# Tokina adds to their Cinema Vista lineup with the 40mm T1.5



## Canon Rumors Guy (Nov 4, 2020)

> *Los Angeles, California, November 4, 2020 –* Tokina has today expanded its range of class-leading superfast aperture cinema prime lenses with the introduction of the new *Tokina Cinema Vista 40mm T1.5*. The much-requested 40mm focal length is considered by many to be the perfect ‘normal’ lens to portray a natural field of view on a large format cinema camera – and joins the existing seven-strong set of 18mm T1.5, 25mm T1.5, 35mm T1.5, 50mm T1.5, 85mm T1.5, 105mm T1.5, and 135mm T1.5 high resolution (8K+) Vista prime lenses. The mid-wide image created by the Vista 40mm T1.5 does not distract the viewer and offers a unique perspective when compared to the staple 35mm and 50mm focal length lenses.
> 
> 
> The Tokina Cinema Vista lens lineup of 135mm T1.5, 105mm T1.5, 85mm T1.5, 50mm T1.5, 40mm T1.5, 35mm T1.5, 25mm T1.5...



Continue reading...


----------



## jvillain (Nov 4, 2020)

I understand the crazy cost of cine zooms but for a short prime $7500 is pretty hard to choke down. I can get a matching pair of Pictor zooms with case that will cover pretty well this entire range for ~$5000 they are only T2 and S-35. But I have some fast protography primes I can add in if I really need the apature increase. As long as the "full frame" nazis don't succeed in making cinematography more expensive for every one I will be fine with them for years to come.


----------



## RunAndGun (Nov 5, 2020)

jvillain said:


> I understand the crazy cost of cine zooms but for a short prime $7500 is pretty hard to choke down. I can get a matching pair of Pictor zooms with case that will cover pretty well this entire range for ~$5000 they are only T2 and S-35. But I have some fast protography primes I can add in if I really need the apature increase. As long as the "full frame" nazis don't succeed in making cinematography more expensive for every one I will be fine with them for years to come.

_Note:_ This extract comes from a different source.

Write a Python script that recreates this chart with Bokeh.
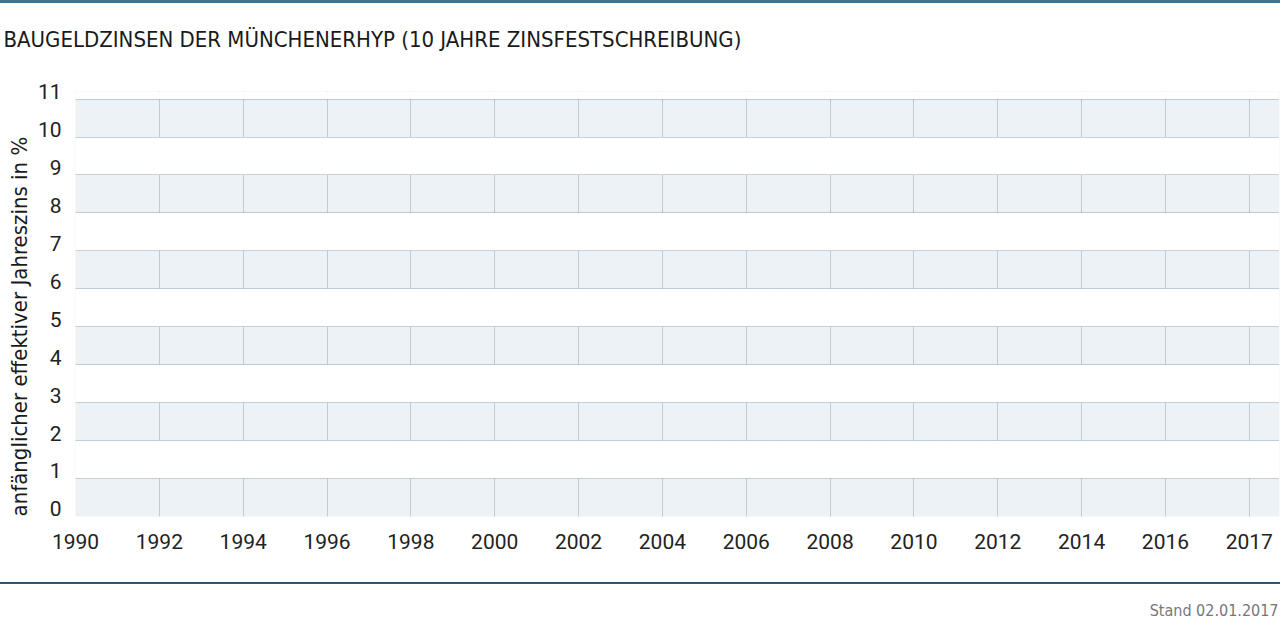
from bokeh.plotting import figure
from bokeh.models import Range1d, FixedTicker, LinearAxis, Title
from bokeh.embed import file_html
from bokeh.resources import INLINE

# ---- data / labels ----
title_text = "BAUGELDZINSEN DER MÜNCHENERHYP (10 JAHRE ZINSFESTSCHREIBUNG)"
y_axis_title = "anfänglicher effektiver Jahreszins in %"
footnote = "Stand 02.01.2017"
x_tick_labels = ["1990", "1992", "1994", "1996", "1998", "2000", "2002", "2004",
                 "2006", "2008", "2010", "2012", "2014", "2016", "2017"]
y_ticks = [0, 1, 2, 3, 4, 5, 6, 7, 8, 9, 10, 11]

NARROW = "'Liberation Sans Narrow', 'DejaVu Sans Condensed', 'Roboto Condensed', sans-serif"
GRID = "#8ea3b2"
BAND = "#edf2f6"
LABEL_LIFT = 0.2      # tick labels sit on top of their grid line
X_PAD = 0.36

x_end = len(x_tick_labels) - 1 + X_PAD
p = figure(width=1280, height=619, output_backend="svg", toolbar_location=None,
           x_range=Range1d(0, x_end),
           y_range=Range1d(y_ticks[0], y_ticks[-1] + LABEL_LIFT),
           min_border_left=75, min_border_right=1, min_border_top=91, min_border_bottom=102,
           y_axis_location=None)
p.styles = {
    "position": "absolute", "left": "0px", "top": "0px",
    "background-color": "#ffffff",
    "background-image": ("linear-gradient(to bottom, #3f7393 0px, #3f7393 3px, "
                         "transparent 3px, transparent 582px, #1f4d66 582px, "
                         "#2f6280 584px, transparent 584px)"),
}
# alternate bands: frame tinted, every other band painted white
p.background_fill_color = BAND
p.border_fill_alpha = 0
p.outline_line_color = None

# x axis
p.xaxis.ticker = FixedTicker(ticks=list(range(len(x_tick_labels))))
p.xaxis.major_label_overrides = {i: t for i, t in enumerate(x_tick_labels)}
p.xaxis.major_label_standoff = 11
xax = p.xaxis[0]

# y axis: labels lifted so that they rest on their grid line
lifted = [v + LABEL_LIFT for v in y_ticks]
yax = LinearAxis(ticker=FixedTicker(ticks=lifted),
                 major_label_overrides={lv: str(v) for lv, v in zip(lifted, y_ticks)},
                 major_label_standoff=8)
p.add_layout(yax, "left")

for ax in (xax, yax):
    ax.axis_line_color = None
    ax.major_tick_line_color = None
    ax.minor_tick_line_color = None
    ax.major_label_text_font = "Roboto"
    ax.major_label_text_font_size = "21px"
    ax.major_label_text_color = "#222222"

# y-axis title, starting at the bottom of the frame
p.add_layout(Title(text=y_axis_title, align="left", offset=0, standoff=5,
                   text_font=NARROW, text_font_size="22px", text_font_style="normal",
                   text_color="#1a1a1a"), "left")

# grids
p.xgrid.ticker = FixedTicker(ticks=list(range(len(x_tick_labels))) + [x_end])
p.ygrid.ticker = FixedTicker(ticks=y_ticks)
for g in (p.xgrid, p.ygrid):
    g.grid_line_color = GRID
    g.grid_line_dash = "1 1"
    g.grid_line_width = 1
p.ygrid.band_fill_color = "white"
p.ygrid.band_fill_alpha = 1.0

# chart title (a spacer keeps it clear of the frame)
p.add_layout(Title(text=" ", text_font_size="1px", standoff=37), "above")
p.add_layout(Title(text=title_text, align="left", offset=-72, standoff=0,
                   text_font=NARROW, text_font_size="22px", text_font_style="normal",
                   text_color="#1a1a1a"), "above")

# footnote at the bottom right (a spacer sets it below the rule)
p.add_layout(Title(text=" ", text_font_size="1px", standoff=44), "below")
p.add_layout(Title(text=footnote, align="right", offset=1, standoff=0,
                   text_font=NARROW, text_font_size="16px", text_font_style="normal",
                   text_color="#777777"), "below")

open("out.html", "w").write(file_html(p, INLINE))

All depends on what league you’re playing in. Sigma has a version for just over half as much and Zeiss has their version that is a little under triple as much. There are people out there that look at lenses like the Tokina’s as an incredible value and others that don’t. We have a crazy amount of choices today that most of us, just 10 years ago, would have never of imagined we would have.

I have a set of Canon CN-E‘s, but if I was buying from scratch today(pandemic aside), it would be a little tougher. The Sigma’s are great lenses at a good price. The Tokina’s are a little high, price wise, but on paper look incredible. And I’ve heard mixed things about them. The users seem to absolutely love them, but I’ve talked to dealers that tell me they have lots of QC problems with image quality.


----------